Health systems are reducing their technology footprint today and are aggressively consolidating their information systems for agility and cost-efficiency, tapping into a handful of enterprise technology vendors for the bulk of their needs.
They’re reluctant to bring on new digital health startups, raising the entry thresholds for startups to mitigate risk, reduce vendor proliferation and reduce administrative overheads.
Many health systems are going a step further by taking equity stakes in promising startups, thus making a long-term commitment to a handful of innovative solution providers, potentially accompanied by the phasing out of other existing vendors with similar solutions.
Digital health startups, for their part, are fighting to stay relevant. A rapid consolidation among digital health startups pursuing scale economies and enhanced relevance with clients is driving a spurt in M&A. The consolidation is the result of the threat of marginalization as much as it is due to demands from enterprise clients.
From mega-deals such as Livongo-Teladoc to smaller ones such as Grand Rounds-Doctor On Demand, the pursuit of scale and continued relevance has been a driving factor driving digital health companies.

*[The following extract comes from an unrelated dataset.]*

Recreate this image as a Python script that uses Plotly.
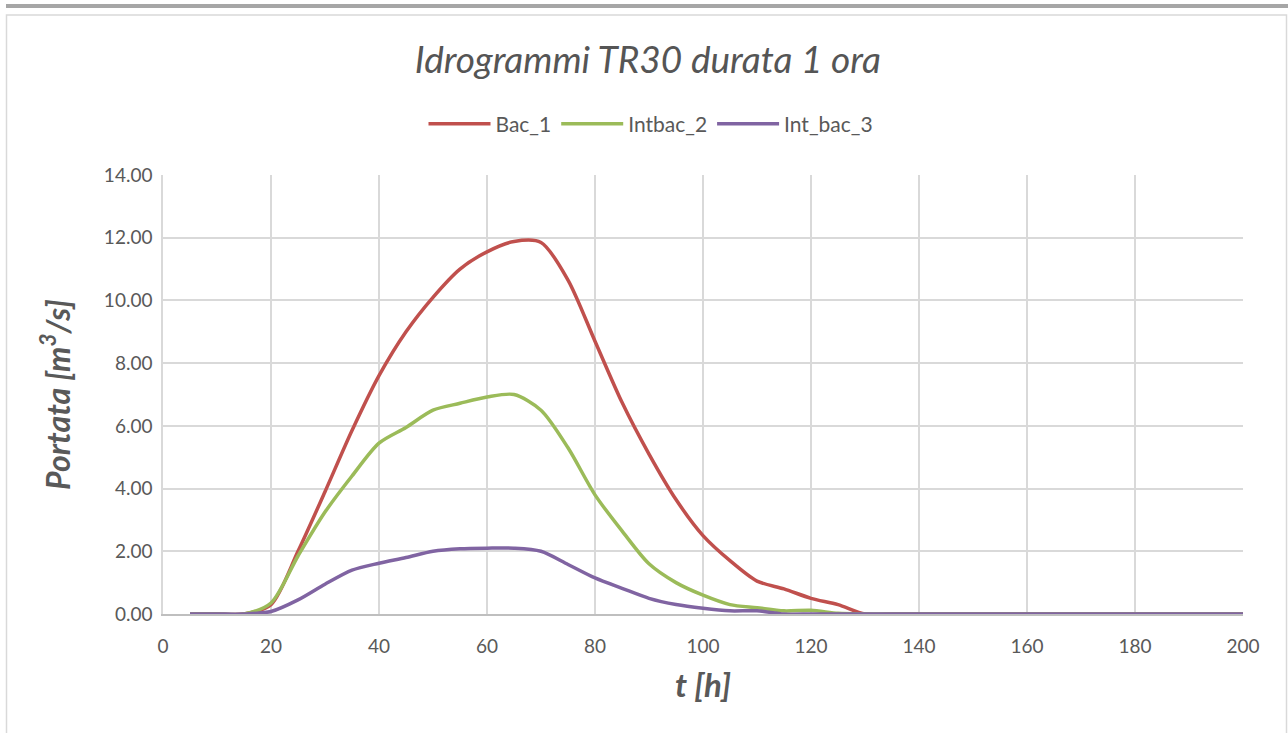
import plotly.graph_objects as go

t_hours = [5, 10, 15, 20, 25, 30, 35, 40, 45, 50, 55, 60, 65, 70, 75, 80, 85, 90, 95, 100,
           105, 110, 115, 120, 125, 130, 135, 140, 145, 150, 155, 160, 165, 170, 175, 180,
           185, 190, 195, 200]

bac_1 = [0, 0, 0, 0.3, 2.0, 3.9, 5.85, 7.6, 9.0, 10.1, 11.0, 11.55, 11.88, 11.85, 10.65, 8.7,
         6.75, 5.1, 3.65, 2.5, 1.7, 1.05, 0.8, 0.5, 0.3, 0, 0, 0, 0, 0, 0, 0, 0, 0, 0, 0,
         0, 0, 0, 0]

intbac_2 = [0, 0, 0, 0.35, 1.85, 3.25, 4.4, 5.45, 5.95, 6.5, 6.72, 6.92, 7.0, 6.5, 5.3, 3.8,
            2.65, 1.6, 1.0, 0.6, 0.3, 0.2, 0.1, 0.12, 0.02, 0, 0, 0, 0, 0, 0, 0, 0, 0, 0, 0,
            0, 0, 0, 0]

int_bac_3 = [0, 0, 0, 0.08, 0.45, 0.95, 1.4, 1.62, 1.8, 2.0, 2.08, 2.1, 2.1, 2.0, 1.58, 1.15,
             0.82, 0.5, 0.3, 0.18, 0.1, 0.1, 0, 0, 0, 0, 0, 0, 0, 0, 0, 0, 0, 0, 0, 0,
             0, 0, 0, 0]

series = [("Bac_1", bac_1, "#c0504d"),
          ("Intbac_2", intbac_2, "#9bbb59"),
          ("Int_bac_3", int_bac_3, "#8064a2")]

FONT = "Lato"
GRAY = "#595959"

fig = go.Figure()
for name, vals, col in series:
    fig.add_trace(go.Scatter(x=t_hours, y=vals, name=name, mode="lines",
                             line=dict(color=col, width=3.5, shape="spline", smoothing=0.8)))

W, H = 1288, 733
L, R, T, B = 163, 1243, 175, 614


def px(xp):
    return (xp - L) / (R - L)


def py(yp):
    return (B - yp) / (B - T)


fig.update_layout(
    width=W, height=H,
    margin=dict(l=L, r=W - R, t=T, b=H - B),
    paper_bgcolor="white", plot_bgcolor="white",
    font=dict(family=FONT, color=GRAY, size=18),
    title=dict(text="<i>Idrogrammi TR30 durata 1 ora</i>", x=0.503, xref="container",
               y=1 - 60 / H, yref="container", xanchor="center", yanchor="middle",
               font=dict(family=FONT, size=37, color="#555555")),
    legend=dict(orientation="h", x=651 / W, xref="container", xanchor="center",
                y=1 - 124 / H, yref="container", yanchor="middle",
                font=dict(family=FONT, size=21, color=GRAY), itemwidth=62),
    showlegend=True,
    shapes=[
        dict(type="rect", xref="paper", yref="paper", x0=px(6), x1=px(1288), y0=py(8), y1=py(4),
             fillcolor="#a6a6a6", line=dict(width=0), layer="above"),
        dict(type="rect", xref="paper", yref="paper", x0=px(6.5), x1=px(1286.5), y0=py(740), y1=py(15),
             fillcolor="rgba(0,0,0,0)", line=dict(color="#d9d9d9", width=1.5), layer="below"),
    ],
)

fig.update_xaxes(range=[0, 200], dtick=20, tick0=0, showgrid=True, gridcolor="#d9d9d9",
                 gridwidth=1.5, zeroline=False, showline=True, linecolor="#bfbfbf", linewidth=1.5,
                 ticks="", ticklabelstandoff=14, tickfont=dict(size=19, color=GRAY),
                 title=dict(text="<b><i>t [h]</i></b>", font=dict(size=33, color=GRAY), standoff=18))
fig.update_yaxes(range=[0, 14], dtick=2, tickformat=".2f", showgrid=True, gridcolor="#d9d9d9",
                 gridwidth=1.5, zeroline=False, showline=True, linecolor="#d9d9d9", linewidth=1.5,
                 ticks="", ticklabelstandoff=5, tickfont=dict(size=19, color=GRAY),
                 title=dict(text="<b><i>Portata [m<sup>3</sup>/s]</i></b>",
                            font=dict(size=32, color=GRAY), standoff=24))

fig.write_html("out.html")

The challenge for health system digital transformation leaders now is to choose among many potential solution providers for long-term relationships, especially among relatively young companies with small founder-led teams and dependent on VC money to keep the lights on.
The trifecta for digital health solution providers
For digital health companies to succeed, they must get three factors right: low cost, operational scale and service quality.
After announcing the launch of its Amazon Care service for virtual primary care and home care for all 50 states in May, Amazon revealed that it would need to hire “thousands of employees” to scale the service.
This was a challenge that Amazon either did not anticipate or underestimated. Coming on the back of a promise to provide access to a clinician in 60 seconds or less, the scaling problem becomes a critical bottleneck in delivering the promised service levels.
Apple, another big tech firm that has made a deep commitment to the healthcare sector, is also reported to be struggling, though for different reasons.
Apple’s consumer-focused healthcare applications such as sleep monitoring, heart rate indicator and the more recently launched hand-washing app (my favourite) are high-quality services that nevertheless lack the seamlessness of a holistic healthcare experience.
Despite the integration with patient data in EHR systems, the apps operate as stand-alone solutions. Most importantly, physicians don’t necessarily refer to Apple’s Health app data in their patient care, an added factor that can slow down the growth of the services.
Where does that leave digital health startups? Despite the absence of scale and a product offering that is largely unproven, giants like Amazon can offer the services at low cost indefinitely till they get the trifecta right.
For many digital health startups, both time and money are in short supply, notwithstanding the latest VC funding data that favors more mature startups and later rounds of funding. These firms are left with limited choices, offering low-priced services to win market share and outrun the clock.
The largest of the digital health companies are locked in this grim battle today, continuing to post losses to pursue market share and growth. When the giants of technology cannot demonstrate a pathway to sustainably profitable growth, startups must adopt different tactics for survival.
They rely on nimbleness and consolidation to keep existing clients while using VC money to subsidize new clients, hoping they will turn a profit or more likely find an exit for investors through a liquidity event.
The digital health solution markets are in an exciting state of hyper-growth – at least as measured by the amounts of VC money pouring into the sector. For many startup founders, the flow of funds and the astronomical valuations may be just what the doctor ordered, providing them with the runway to refine their product offerings and build lasting relationships.
For others, it may just be a delaying of the inevitable. It’s hard to tell today which is which. The challenge for their health system clients just got more complicated.